New Sonos Soundbar In The Flesh!

While branding remains in question (is it the 2020 Playbar, Arc, or Apollo?), there’s no question Sonos is posed to release a brand-spanking new soundbar – likely with Dolby Atmos upwards firing speakers. And, fortunately, it looks far more beautiful than the renders I originally posted. A single HDMI ARC input is confirmed, like its little brother the Beam.


Sonos Wireless Music Player

Based on a reddit leak, it appears pre-orders may begin as soon as today, shipping in early June… along with a possible slight bump in price (for way more capabilities) vs the 2013 Sonos Playbar it presumably replaces.

(Thanks anonymous tipster!)

9 thoughts on “New Sonos Soundbar In The Flesh!”

  1. Does any Dolby encoding (5.1 or Atmos) actually work for anyone over HDMI ARC? It’s a pretty well-documented problem. I get huge lip sync issues with my LG OLED TV and my Vizio Atmos sound bar. The only way I can get the delay to go away is by using 2-channel audio.

    Apparently eARC is supposed to be better… but not very many TVs have that. That’s a pretty small piece of the pie to hang your only sound input on.

  2. Sounds like it should include a optical-to-HDMI dongle, like the Beam. I, too, have had ARC audio delay issues – feel like the problem is my (2019) television, but the end result is the same irrespective of where the technical breakdown arises.

  3. They will need to support eArc for Atmos to work in it’s true form, if it’s just one HDMI port. While technically, Arc will work, it’ll need to downgrade sound quality to Dolby Digital, which I would be surprise if Sonos, known for quality, to go that route.

  4. Even lossy compresses Atmos won’t work at all over optical. So that’s out. The only options for most users without brand new TVs are real HDMI Input and Output ports (which only works for one source and won’t work for SmartTV apps), or HDMI ARC (which has the delay issues).

    eARC is also relatively untested across large numbers of TV and Sound Bar manufactures… so we don’t really know if it will fix the sync issues. It’s supposed to… but then again… ARC wasn’t supposed to have any of these issues.
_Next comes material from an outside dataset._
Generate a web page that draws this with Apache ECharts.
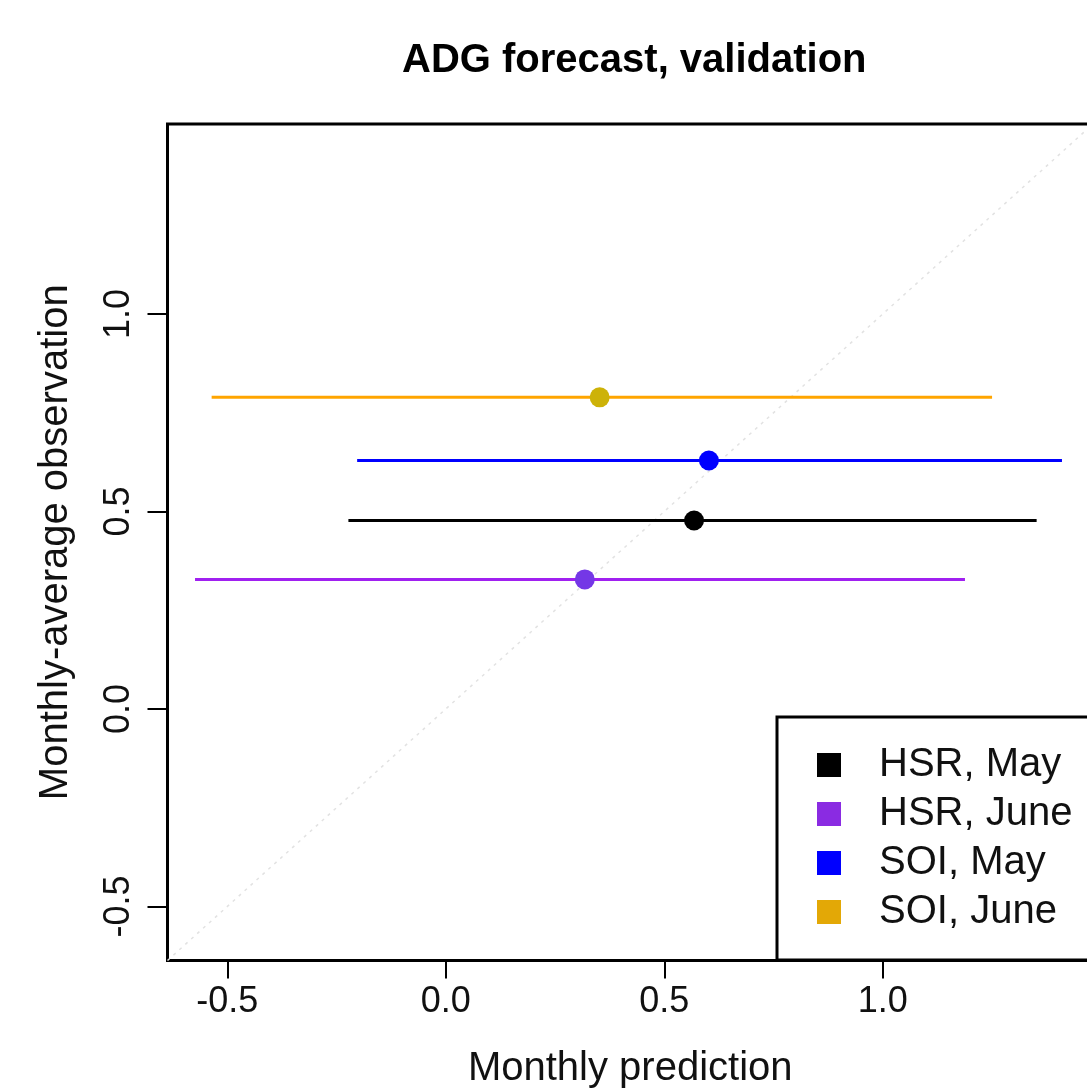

    It’s like HDMI CEC all over again.

  5. I resolved my audio delay problems by splitting the source and taking audio directly to my Beam and sending the video directly to the TV. Anything passing through the HDMI ARC gave delayed audio. Not the Sonos fault. It’s the fault of the circuitry in the TV.

  6. @Msterling splitting the source signal is not a great solution, and just highlights the importance of actual working HDMI ARC:

    1) Splitting the source signal only works for one source (without adding yet another HDMI switcher or AV Reciever).

    2) Even if you do add a HDMI switcher or AV receiver to switch between sources, you can’t take advantage of multiple picture settings for multiple TV inputs. For example, I can’t have my Xbox on a low-latency setting and my Apple TV on a cinematic setting.

    3) You can’t use any of the TV’s built-in applications because you can’t get audio from them. For example, Apple TV still won’t play 4k Youtube videos, but my TV’s Youtube app has no problem with those. I’d rather use the TV’s Youtube app, but I can’t because of garbage HDMI ARC.